In these examples of planetary migration, the inward drift of planet c is artificially induced by imposing a drag force $\vec{F}_{\rm drag} =
-M_{\rm c}~\vec{v}/t_{\rm drag}$, where $M_{\rm c}$ denotes the mass of planet c, $\vec{v}$its velocity vector. $t_{\rm drag}$ is the timescale over which the semimajor axis of planet c decays. No drag force is applied to planet b. This drag force was used by Chiang (2003) to model the action of a viscous disk on a planet. Migration starts outside the resonance with eccentricities lower than 0.1. The migration tracks in the figure have timescales of the order of 1 Myr. Dashed lines correspond to the period before capture. Once trapped (solid line), eccentricities are pumped up. Depending on the initial conditions outside the resonance, different evolutionary tracks are obtained. For each planet, we compute approximate values of free eccentricities over short time intervals.

All migration tracks lie within the stable region that supports the scenario where the present eccentricities are due to migration while locked in resonance. After capture, the resonance critical argument librates around $180^{\circ}$ with a large amplitude. While the eccentricity increases, initially the libration amplitude is reduced until the bifurcation point shown in Fig. 3 is reached. As the amplitude continues to decrease, the libration center falls in either of the two branches illustrated in Fig. 3. The three migration tracks end up very close to the nominal system (the circle in Fig. 5) both in free eccentricities and libration amplitude. All the systems after the migration phase lie on the upper branch of Fig. 3 as the nominal system.

As outlined in the introduction, eccentricities of migrating planets may, after a first increasing phase, decrease. For the particular mass ratio of planets b and c and the underlying type II migration scenario, the eccentricity of planet c increases reaching at least a value of 0.5. The eccentricity of planet b may, after the initial growth phase, decrease very slightly. A small change in the initial conditions may lead a migrating system into a different branch of libration.

A more detailed analysis of trapping with different underlying migration scenarios will be published in a forthcoming paper.

4 Discussion and conclusions

Our results concerning the dynamics of the 3/1 resonance in the 55 CnC planetary system can be summarized as follows:

The resonance appears to cover a wide region in phase space characterized by long term stability (low diffusion speed).
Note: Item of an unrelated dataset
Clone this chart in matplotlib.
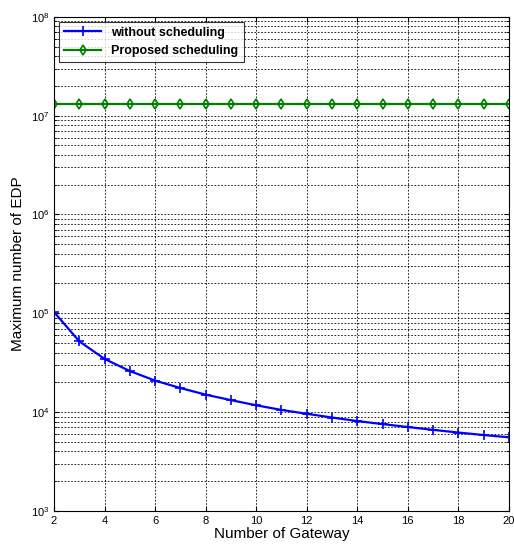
import matplotlib
matplotlib.use('Agg')
import matplotlib.pyplot as plt

plt.rcParams['font.family'] = ['Liberation Sans', 'DejaVu Sans']

gateways = [2, 3, 4, 5, 6, 7, 8, 9, 10, 11, 12, 13, 14, 15, 16, 17, 18, 19, 20]
without_sched = [103000, 52000, 34500, 26000, 20800, 17500, 15000, 13200, 11700,
                 10500, 9600, 8800, 8100, 7550, 7050, 6600, 6200, 5850, 5550]
proposed_sched = [1.32e7] * len(gateways)

fig = plt.figure(figsize=(5.14, 5.44), dpi=100)
ax = fig.add_axes([0.105, 0.061, 0.885, 0.908])

ax.semilogy(gateways, without_sched, color='#0000ff', marker='+', markersize=7,
            markeredgewidth=1.2, linewidth=1.6, label='without scheduling')
ax.semilogy(gateways, proposed_sched, color='#008000', marker='d', markersize=5.5,
            markerfacecolor='none', markeredgewidth=1.2, linewidth=1.6,
            label='Proposed scheduling')

ax.set_xlim(2, 20)
ax.set_ylim(1e3, 1e8)
ax.set_xticks(range(2, 21, 2))
ax.grid(True, which='both', color='black', linestyle=(0, (2, 2)), linewidth=0.6)
ax.tick_params(axis='both', which='both', direction='in', top=True, right=True)
ax.tick_params(axis='both', which='major', labelsize=8)
ax.set_xlabel('Number of Gateway', fontsize=11, labelpad=1)
ax.set_ylabel('Maximum number of EDP', fontsize=11)

leg = ax.legend(loc='upper left', fancybox=False, edgecolor='black',
                prop={'weight': 'bold', 'size': 9}, borderaxespad=0.4,
                handlelength=3)
leg.get_frame().set_linewidth(0.8)

plt.savefig('out.png', dpi=100)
Possible free eccentricities $e^f_{\rm b}$ of planet b range from 0 to $\sim $0.4 while that of planet c can reach even $\sim $0.6 but only for low values of $e^f_{\rm b}$. Hence, very large osculating eccentricities of both planets can be reached without leading to chaotic behaviour.
For small planetary eccentricities, resonant motion is confined to a narrow region.
Apsidal libration is not essential for stability. It occurs preferentially for small free eccentricities of planet b.
Libration of the resonance argument $\theta_n$ is confined to three distinct regions around $90^\circ$, $270^\circ$ and $180^{\circ}$. The latter librators have the largest amplitudes and occur exclusively for small eccentricities of planet b.
The resonant behaviour is robust against small changes in the planetary masses. The two extreme mass values reported in McArthur et al. (2004) lead to similar diffusion maps.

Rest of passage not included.